=== Collected material ===

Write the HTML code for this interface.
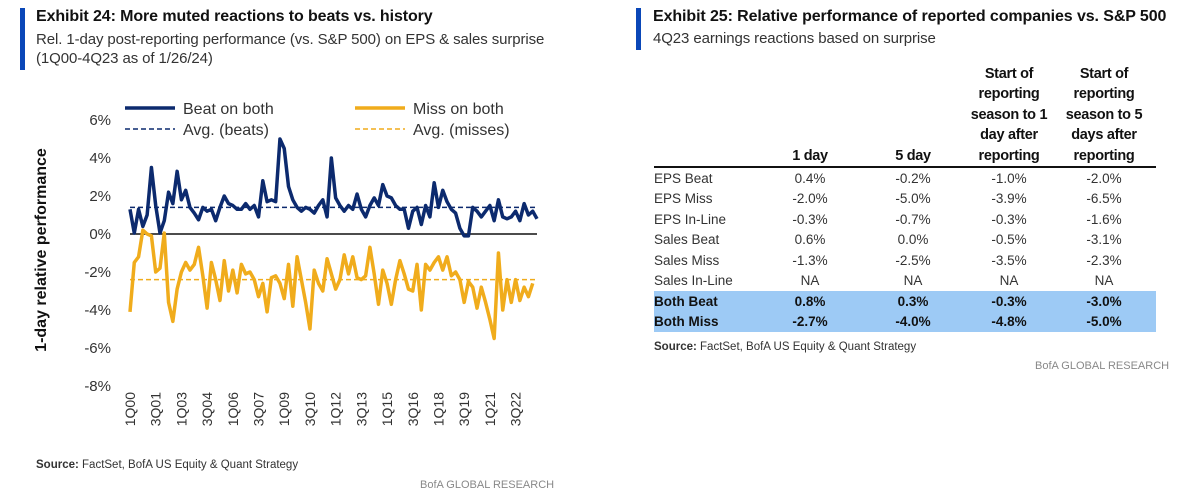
<!DOCTYPE html>
<html><head><meta charset="utf-8"><style>
body{margin:0;width:1200px;height:498px;background:#fff;font-family:"Liberation Sans",sans-serif;position:relative;overflow:hidden;color:#222}
.abs{position:absolute;white-space:nowrap}
.bar{position:absolute;background:#0a47b8;width:5px}
.title{font-weight:bold;font-size:16px;color:#111;letter-spacing:-0.1px}
.sub{font-size:15px;color:#333;letter-spacing:-0.1px}
table{position:absolute;left:654px;top:62px;width:502px;border-collapse:collapse;font-size:13.5px;color:#333;table-layout:fixed}
td,th{padding:0;height:20.5px;text-align:center}
td:first-child,th:first-child{text-align:left}
th{font-weight:bold;font-size:14.5px;color:#111;line-height:20.5px;vertical-align:bottom;border-bottom:2px solid #111;height:104px;letter-spacing:-0.3px}
tr.hl td{background:#9dcaf5;font-weight:bold;color:#111}
</style></head><body>
<div class="bar" style="left:20px;top:8px;height:62px"></div>
<div class="abs title" style="left:36px;top:8px">Exhibit 24: More muted reactions to beats vs. history</div>
<div class="abs sub" style="left:36px;top:30px;line-height:19px">Rel. 1-day post-reporting performance (vs. S&amp;P 500) on EPS &amp; sales surprise<br>(1Q00-4Q23 as of 1/26/24)</div>

<svg id="chart" width="600" height="498" style="position:absolute;left:0;top:0"></svg>

<div class="abs" style="left:36px;top:459px;font-size:11.5px;color:#333"><b>Source:</b> FactSet, BofA US Equity &amp; Quant Strategy</div>
<div class="abs" style="left:420px;top:479px;font-size:11px;color:#888">BofA GLOBAL RESEARCH</div>

<div class="bar" style="left:636px;top:8px;height:42px"></div>
<div class="abs title" style="left:653px;top:8px;font-size:16px">Exhibit 25: Relative performance of reported companies vs. S&amp;P 500</div>
<div class="abs sub" style="left:653px;top:30px">4Q23 earnings reactions based on surprise</div>

<table>
<colgroup><col style="width:106px"><col style="width:100px"><col style="width:106px"><col style="width:86px"><col style="width:104px"></colgroup>
<tr><th></th><th>1 day</th><th>5 day</th><th>Start of<br>reporting<br>season to 1<br>day after<br>reporting</th><th>Start of<br>reporting<br>season to 5<br>days after<br>reporting</th></tr>
<tr><td>EPS Beat</td><td>0.4%</td><td>-0.2%</td><td>-1.0%</td><td>-2.0%</td></tr>
<tr><td>EPS Miss</td><td>-2.0%</td><td>-5.0%</td><td>-3.9%</td><td>-6.5%</td></tr>
<tr><td>EPS In-Line</td><td>-0.3%</td><td>-0.7%</td><td>-0.3%</td><td>-1.6%</td></tr>
<tr><td>Sales Beat</td><td>0.6%</td><td>0.0%</td><td>-0.5%</td><td>-3.1%</td></tr>
<tr><td>Sales Miss</td><td>-1.3%</td><td>-2.5%</td><td>-3.5%</td><td>-2.3%</td></tr>
<tr><td>Sales In-Line</td><td>NA</td><td>NA</td><td>NA</td><td>NA</td></tr>
<tr class="hl"><td>Both Beat</td><td>0.8%</td><td>0.3%</td><td>-0.3%</td><td>-3.0%</td></tr>
<tr class="hl"><td>Both Miss</td><td>-2.7%</td><td>-4.0%</td><td>-4.8%</td><td>-5.0%</td></tr>
</table>
<div class="abs" style="left:654px;top:341px;font-size:11.5px;color:#333"><b>Source:</b> FactSet, BofA US Equity &amp; Quant Strategy</div>
<div class="abs" style="left:1035px;top:360px;font-size:11px;color:#888">BofA GLOBAL RESEARCH</div>

<script>
const tickLabels=["1Q00","3Q01","1Q03","3Q04","1Q06","3Q07","1Q09","3Q10","1Q12","3Q13","1Q15","3Q16","1Q18","3Q19","1Q21","3Q22"];
const yTicks=[6,4,2,0,-2,-4,-6,-8];
const beatOnBoth=[1.3,0.05,1.3,0.4,1.0,3.5,1.5,0.05,0.7,2.2,1.6,3.3,1.8,2.3,1.4,1.1,0.75,1.4,1.2,1.3,0.7,1.4,2.0,1.6,1.5,1.3,1.3,1.6,1.3,1.5,0.9,2.8,1.7,1.8,1.7,5.0,4.5,2.5,1.8,1.4,1.2,1.4,1.3,1.1,1.5,1.8,0.9,4.0,1.9,1.5,1.2,1.5,1.3,2.1,1.3,0.9,1.5,1.9,1.5,2.6,2.0,1.9,1.5,1.3,1.3,0.3,1.2,1.4,0.5,1.5,0.9,2.7,1.4,2.3,1.7,1.3,1.1,0.3,-0.1,-0.1,1.4,1.2,0.9,1.2,1.5,0.7,1.8,0.9,0.8,0.9,1.2,0.7,1.6,1.0,1.2,0.8];
const missOnBoth=[-4.1,-1.5,-1.2,0.2,0.0,-0.1,-2.0,-1.8,0.05,-3.6,-4.6,-2.9,-2.0,-1.5,-1.9,-1.6,-0.7,-2.2,-3.9,-1.5,-2.4,-3.5,-1.4,-3.0,-1.9,-3.1,-1.6,-2.1,-2.0,-2.4,-3.3,-2.6,-4.1,-2.3,-2.2,-2.6,-3.4,-1.6,-3.8,-1.2,-2.4,-3.6,-5.0,-1.9,-2.6,-3.0,-1.3,-2.1,-2.9,-2.4,-1.1,-2.1,-1.2,-2.3,-2.4,-2.2,-0.7,-2.1,-3.7,-1.9,-2.6,-3.7,-2.4,-1.4,-2.1,-2.9,-3.0,-1.6,-4.0,-1.6,-1.9,-1.5,-1.2,-1.9,-1.2,-2.2,-2.0,-2.4,-3.6,-2.5,-2.8,-3.9,-2.8,-3.6,-4.5,-5.5,-1.0,-4.0,-2.4,-3.6,-2.4,-3.5,-2.8,-3.3,-2.6];
const avgBeats=1.4;
const avgMisses=-2.4;

const svg=document.getElementById('chart');
const NS='http://www.w3.org/2000/svg';
const n=96, x0=130, x1=537;
const xs=i=>x0+i*(x1-x0)/(n-1);
const ys=v=>234-v*19;
function mk(tag,attrs,parent){const e=document.createElementNS(NS,tag);for(const k in attrs)e.setAttribute(k,attrs[k]);(parent||svg).appendChild(e);return e;}
yTicks.forEach(t=>{
  const e=mk('text',{x:111,y:ys(t)+5,'text-anchor':'end','font-size':15,fill:'#333','font-family':'Liberation Sans'});
  
  
  e.textContent=t+'%';
});
tickLabels.forEach((l,k)=>{
  const x=xs(k*6);
  const e=mk('text',{x:0,y:0,transform:`translate(${x+5},392) rotate(-90)`,'text-anchor':'end','font-size':14,fill:'#333','font-family':'Liberation Sans'});
  
  
  e.textContent=l;
});
const yt=mk('text',{x:0,y:0,transform:'translate(46,250) rotate(-90)','text-anchor':'middle','font-size':16,'font-weight':'bold',fill:'#111','font-family':'Liberation Sans'});


yt.textContent='1-day relative performance';
const zl=mk('line',{x1:x0,x2:x1,y1:ys(0),y2:ys(0),stroke:'#111','stroke-width':1.5});


const ab=mk('line',{x1:x0,x2:x1,y1:ys(avgBeats),y2:ys(avgBeats),stroke:'#0c2a6e','stroke-width':1.5,'stroke-dasharray':'5,3'});


const am=mk('line',{x1:x0,x2:x1,y1:ys(avgMisses),y2:ys(avgMisses),stroke:'#f0ac1c','stroke-width':1.5,'stroke-dasharray':'5,3'});


const pb=mk('polyline',{points:beatOnBoth.map((v,i)=>xs(i)+','+ys(v)).join(' '),fill:'none',stroke:'#0c2a6e','stroke-width':3.5,'stroke-linejoin':'round'});


const pm=mk('polyline',{points:missOnBoth.map((v,i)=>xs(i)+','+ys(v)).join(' '),fill:'none',stroke:'#f0ac1c','stroke-width':3.5,'stroke-linejoin':'round'});


const legend=[[125,108,'#0c2a6e',false,'Beat on both'],[125,129,'#0c2a6e',true,'Avg. (beats)'],[355,108,'#f0ac1c',false,'Miss on both'],[355,129,'#f0ac1c',true,'Avg. (misses)']];
legend.forEach(L=>{
  const g=mk('g',{});
  
  
  mk('line',{x1:L[0],x2:L[0]+50,y1:L[1],y2:L[1],stroke:L[2],'stroke-width':L[3]?1.5:3.5,'stroke-dasharray':L[3]?'5,3':'none'},g);
  const t=mk('text',{x:L[0]+58,y:L[1]+6,'font-size':16,fill:'#333','font-family':'Liberation Sans'},g);
  t.textContent=L[4];
});
</script>
</body></html>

===

### Exercise task
Skip the pictures, please, and transcribe only the lines from the beginning of the material through the one that contains "based on surprise</div>".

### Written solution
Write the HTML code for this interface.
<!DOCTYPE html>
<html><head><meta charset="utf-8"><style>
body{margin:0;width:1200px;height:498px;background:#fff;font-family:"Liberation Sans",sans-serif;position:relative;overflow:hidden;color:#222}
.abs{position:absolute;white-space:nowrap}
.bar{position:absolute;background:#0a47b8;width:5px}
.title{font-weight:bold;font-size:16px;color:#111;letter-spacing:-0.1px}
.sub{font-size:15px;color:#333;letter-spacing:-0.1px}
table{position:absolute;left:654px;top:62px;width:502px;border-collapse:collapse;font-size:13.5px;color:#333;table-layout:fixed}
td,th{padding:0;height:20.5px;text-align:center}
td:first-child,th:first-child{text-align:left}
th{font-weight:bold;font-size:14.5px;color:#111;line-height:20.5px;vertical-align:bottom;border-bottom:2px solid #111;height:104px;letter-spacing:-0.3px}
tr.hl td{background:#9dcaf5;font-weight:bold;color:#111}
</style></head><body>
<div class="bar" style="left:20px;top:8px;height:62px"></div>
<div class="abs title" style="left:36px;top:8px">Exhibit 24: More muted reactions to beats vs. history</div>
<div class="abs sub" style="left:36px;top:30px;line-height:19px">Rel. 1-day post-reporting performance (vs. S&amp;P 500) on EPS &amp; sales surprise<br>(1Q00-4Q23 as of 1/26/24)</div>

<svg id="chart" width="600" height="498" style="position:absolute;left:0;top:0"></svg>

<div class="abs" style="left:36px;top:459px;font-size:11.5px;color:#333"><b>Source:</b> FactSet, BofA US Equity &amp; Quant Strategy</div>
<div class="abs" style="left:420px;top:479px;font-size:11px;color:#888">BofA GLOBAL RESEARCH</div>

<div class="bar" style="left:636px;top:8px;height:42px"></div>
<div class="abs title" style="left:653px;top:8px;font-size:16px">Exhibit 25: Relative performance of reported companies vs. S&amp;P 500</div>
<div class="abs sub" style="left:653px;top:30px">4Q23 earnings reactions based on surprise</div>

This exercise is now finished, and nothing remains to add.